Algo muy bueno era la familiaridad. El mismo Rector, el Padre Fernando Londoño, y los demás sacerdotes compartían y a menudo almorzaban con nosotros. Había también espíritu de colaboración. Los más antiguos ayudaban a los que llegaban. Yo, por ejemplo recibí mucha ayuda del padre Víctor Hugo Palma (actual Obispo de Esquintla, Guatemala, con quien coincidí en el Sínodo de la Palabra, del que ambos fuimos relatores de grupos). Y para moverme en Roma, me fue muy útil la fraterna ayuda del padre Ramón Abreu, que ya era veterano por esos lares. Con él fui a ver a la Ing. Elpidia Zapata Pimentel (de nuestra familia amiga de Baní), que participaba en un evento internacional, en Acqua Acetosa, una zona de parques y de complejos deportivos en las afueras de Roma.
Algunos llegaban algo desorientados respecto a lo que debían estudiar, y en eso me tocó también ayudar un poco. Así se me acercó el P. José Bohuytron, quien me escribió después de mi regreso al país, y luego supe que había terminado muy bien la Teología bíblica.

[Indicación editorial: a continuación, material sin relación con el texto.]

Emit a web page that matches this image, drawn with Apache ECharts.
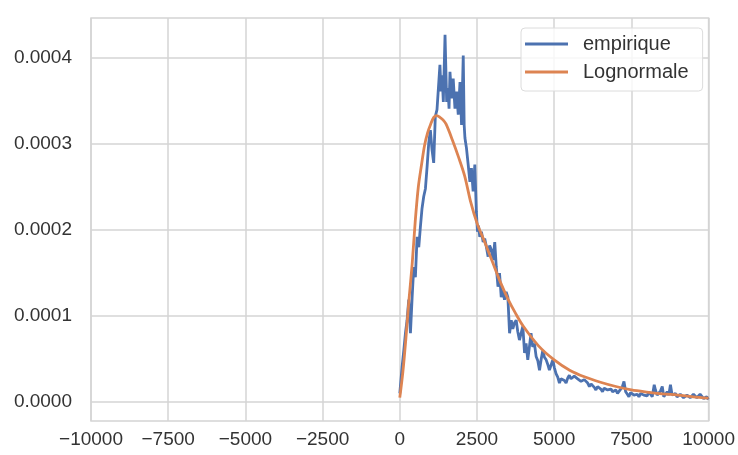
<!DOCTYPE html>
<html>
<head>
    <meta charset="utf-8">
    <title>empirique vs Lognormale</title>
    <script src="https://cdn.jsdelivr.net/npm/echarts@6/dist/echarts.min.js"></script>
    <style>
        html, body { margin: 0; padding: 0; background: #fff; }
    </style>
</head>
<body>
    <div id="main" style="width: 738px;height:455px;"></div>
    <script type="text/javascript">
        // densities, in units of 1e-5
        var UNIT = 1e-5;

        var empiriqueX = [
            0, 75, 130, 183, 236, 290, 345, 400, 452, 505, 560, 615, 668, 720, 775, 830, 885, 937, 990,
            1045, 1098, 1150, 1205, 1246, 1300, 1335, 1370, 1410, 1465, 1518, 1560, 1595, 1625, 1680,
            1730, 1787, 1840, 1893, 1950, 2000, 2055, 2085, 2110, 2160, 2215, 2270, 2320, 2375, 2430,
            2480, 2515, 2550, 2590, 2645, 2700, 2750, 2800, 2860, 2910, 2965, 3020, 3075, 3125, 3180,
            3230, 3285, 3340, 3390, 3445, 3500, 3555, 3610, 3660, 3715, 3770, 3820, 3875, 3930, 3985,
            4040, 4090, 4145, 4200, 4250, 4305, 4360, 4415, 4470, 4525, 4580, 4630, 4685, 4740, 4790,
            4845, 4900, 4955, 5005, 5060, 5115, 5170, 5220, 5275, 5330, 5385, 5440, 5490, 5545, 5600,
            5650, 5705, 5760, 5815, 5870, 5920, 5975, 6030, 6085, 6140, 6195, 6245, 6300, 6350, 6405,
            6460, 6510, 6565, 6620, 6675, 6730, 6780, 6840, 6890, 6945, 6995, 7050, 7100, 7155, 7210,
            7260, 7315, 7370, 7420, 7475, 7530, 7585, 7640, 7690, 7745, 7800, 7850, 7905, 7960, 8010,
            8065, 8120, 8175, 8240, 8280, 8335, 8390, 8445, 8500, 8550, 8605, 8660, 8710, 8765, 8820,
            8875, 8925, 8980, 9030, 9085, 9140, 9190, 9245, 9300, 9350, 9405, 9460, 9510, 9565, 9620,
            9670, 9725, 9780, 9840, 9890, 9940, 9990
        ];
        var empiriqueY = [
            1.0, 4.1, 6.0, 8.0, 9.5, 11.9, 8.0, 12.2, 15.7, 14.5, 19.2, 18.0, 20.4, 22.5, 23.9, 24.8, 27.4, 30.1, 31.6,
            29.3, 27.8, 33.2, 34.0, 34.2, 39.2, 36.1, 38.0, 34.9, 42.7, 34.9, 36.5, 34.1, 38.4, 35.3,
            37.6, 34.1, 36.1, 33.4, 37.2, 32.2, 40.3, 32.2, 30.7, 29.5, 27.6, 25.6, 27.2, 24.5, 27.6,
            22.1, 19.8, 20.5, 19.2, 19.8, 18.6, 19.0, 18.1, 16.9, 18.2, 17.7, 16.5, 18.6, 15.7, 13.4,
            15.0, 12.2, 13.0, 11.9, 12.8, 12.2, 8.0, 9.5, 8.5, 9.2, 9.5, 8.2, 7.2, 8.0, 8.8,
            5.7, 6.8, 4.9, 6.5, 8.0, 6.4, 6.8, 5.3, 4.8, 3.7, 5.0, 6.0, 5.2, 4.9, 4.4,
            3.7, 4.3, 4.9, 4.0, 3.3, 2.9, 2.2, 2.7, 2.9, 2.5, 2.2, 2.8, 3.1, 2.7, 2.6,
            3.0, 3.1, 2.7, 2.6, 2.4, 2.2, 2.6, 2.8, 2.2, 1.8, 2.1, 2.2, 1.7, 1.4, 1.8,
            1.6, 1.5, 1.2, 1.6, 1.8, 1.4, 1.2, 1.5, 1.2, 1.4, 1.4, 1.0, 1.2, 1.5, 1.8,
            2.4, 1.2, 0.9, 0.6, 1.1, 1.0, 0.8, 1.0, 0.9, 0.6, 1.0, 1.2, 0.8, 1.0, 0.7,
            1.2, 0.9, 0.6, 2.0, 1.4, 0.8, 1.0, 1.3, 1.8, 0.6, 0.9, 1.2, 0.8, 2.0, 0.8,
            0.7, 1.0, 0.6, 0.4, 0.9, 0.8, 0.5, 0.4, 0.8, 1.0, 0.5, 0.6, 0.9, 0.8, 0.5,
            0.4, 0.9, 0.8, 0.4, 0.2, 0.6, 0.3
        ];

        var lognormX = [
            0, 100, 200, 300, 400, 500, 600, 700, 800, 900, 1000, 1100, 1200, 1300, 1400, 1500,
            1700, 1900, 2100, 2300, 2500, 2750, 3000, 3250, 3500, 3750, 4000, 4500, 5000, 5500,
            6000, 6500, 7000, 7500, 8000, 8500, 9000, 9500, 10000
        ];
        var lognormY = [
            0.5, 3.5, 7.5, 12, 16, 21, 25, 27.5, 29.8, 31.3, 32.3, 33.1, 33.3, 33.1, 32.8, 32.3,
            30.5, 28.5, 26.3, 23.2, 20.8, 18.6, 16.3, 14, 12, 10.3, 8.8, 6.5, 4.9, 3.7,
            2.9, 2.3, 1.8, 1.4, 1.15, 0.95, 0.8, 0.6, 0.45
        ];

        var yTicks = [0, 0.0001, 0.0002, 0.0003, 0.0004];

        function pairs(xs, ys) {
            return xs.map(function (x, i) { return [x, ys[i] * UNIT]; });
        }

        var chartDom = document.getElementById('main');
        var myChart = echarts.init(chartDom);
        var option;

        var textColor = '#333333';
        var gridColor = '#d4d4d4';
        var font = 'Liberation Sans, Arial, sans-serif';

        option = {
            animation: false,
            backgroundColor: '#ffffff',
            grid: {
                left: 91,
                right: 27,
                top: 18,
                bottom: 34,
                show: true,
                borderColor: gridColor,
                borderWidth: 1.5
            },
            legend: {
                orient: 'vertical',
                left: 521,
                top: 28,
                padding: [6, 14, 9, 4],
                itemGap: 8,
                itemWidth: 43,
                itemHeight: 3,
                icon: 'rect',
                backgroundColor: 'rgba(255,255,255,0.8)',
                borderColor: '#dcdcdc',
                borderWidth: 1,
                borderRadius: 4,
                textStyle: {
                    color: textColor,
                    fontFamily: font,
                    fontSize: 20,
                    padding: [0, 0, 0, 10]
                },
                data: ['empirique', 'Lognormale']
            },
            xAxis: {
                type: 'value',
                min: -10000,
                max: 10000,
                interval: 2500,
                axisLine: { show: false },
                axisTick: { show: false },
                splitLine: { show: true, lineStyle: { color: gridColor, width: 1.5 } },
                axisLabel: {
                    color: textColor,
                    fontFamily: font,
                    fontSize: 19,
                    margin: 9,
                    showMinLabel: true,
                    showMaxLabel: true,
                    formatter: function (v) {
                        return v < 0 ? '\u2212' + (-v) : String(v);
                    }
                }
            },
            yAxis: {
                type: 'value',
                min: -0.0000221,
                max: 0.0004465,
                axisLine: { show: false },
                axisTick: { show: false, customValues: yTicks },
                splitLine: { show: true, lineStyle: { color: gridColor, width: 1.5 } },
                axisLabel: {
                    customValues: yTicks,
                    color: textColor,
                    fontFamily: font,
                    fontSize: 19,
                    margin: 19,
                    formatter: function (v) { return v.toFixed(4); }
                }
            },
            series: [{
                name: 'empirique',
                type: 'line',
                symbol: 'none',
                data: pairs(empiriqueX, empiriqueY),
                lineStyle: { color: '#4c72b0', width: 2.8 },
                itemStyle: { color: '#4c72b0' },
                z: 2
            }, {
                name: 'Lognormale',
                type: 'line',
                symbol: 'none',
                smooth: 0.3,
                data: pairs(lognormX, lognormY),
                lineStyle: { color: '#dd8452', width: 2.8 },
                itemStyle: { color: '#dd8452' },
                z: 3
            }]
        };

        option && myChart.setOption(option);
    </script>
</body>
</html>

Otro tanto hizo el querido padre Ovidio Rodríguez, de Tegucigalpa (Honduras), enviado por el cardenal Rodríguez Maradiaga. Fue a estudiar Teología bíblica, pero no estaba seguro. Hablamos, y cambió para Dogmática. Siempre agradeció mis consejos, e incluso llegó a mandarme al país, además de sus cartas, materiales que creía podían serme útiles. Lo recuerdo con mucho aprecio.
Recuerdo otro, buena persona, muy afable, que también fue a estudiar la misma teología bíblica. Decía que le sería fácil, pues incluso había sido profesor de Hebreo. Pero a veces las cosas no son como las pintan. Cuando yo llevaba ya tiempo en el país, me dijeron que él permanecía todavía en Roma, porque no había podido aprobar precisamente el Hebreo.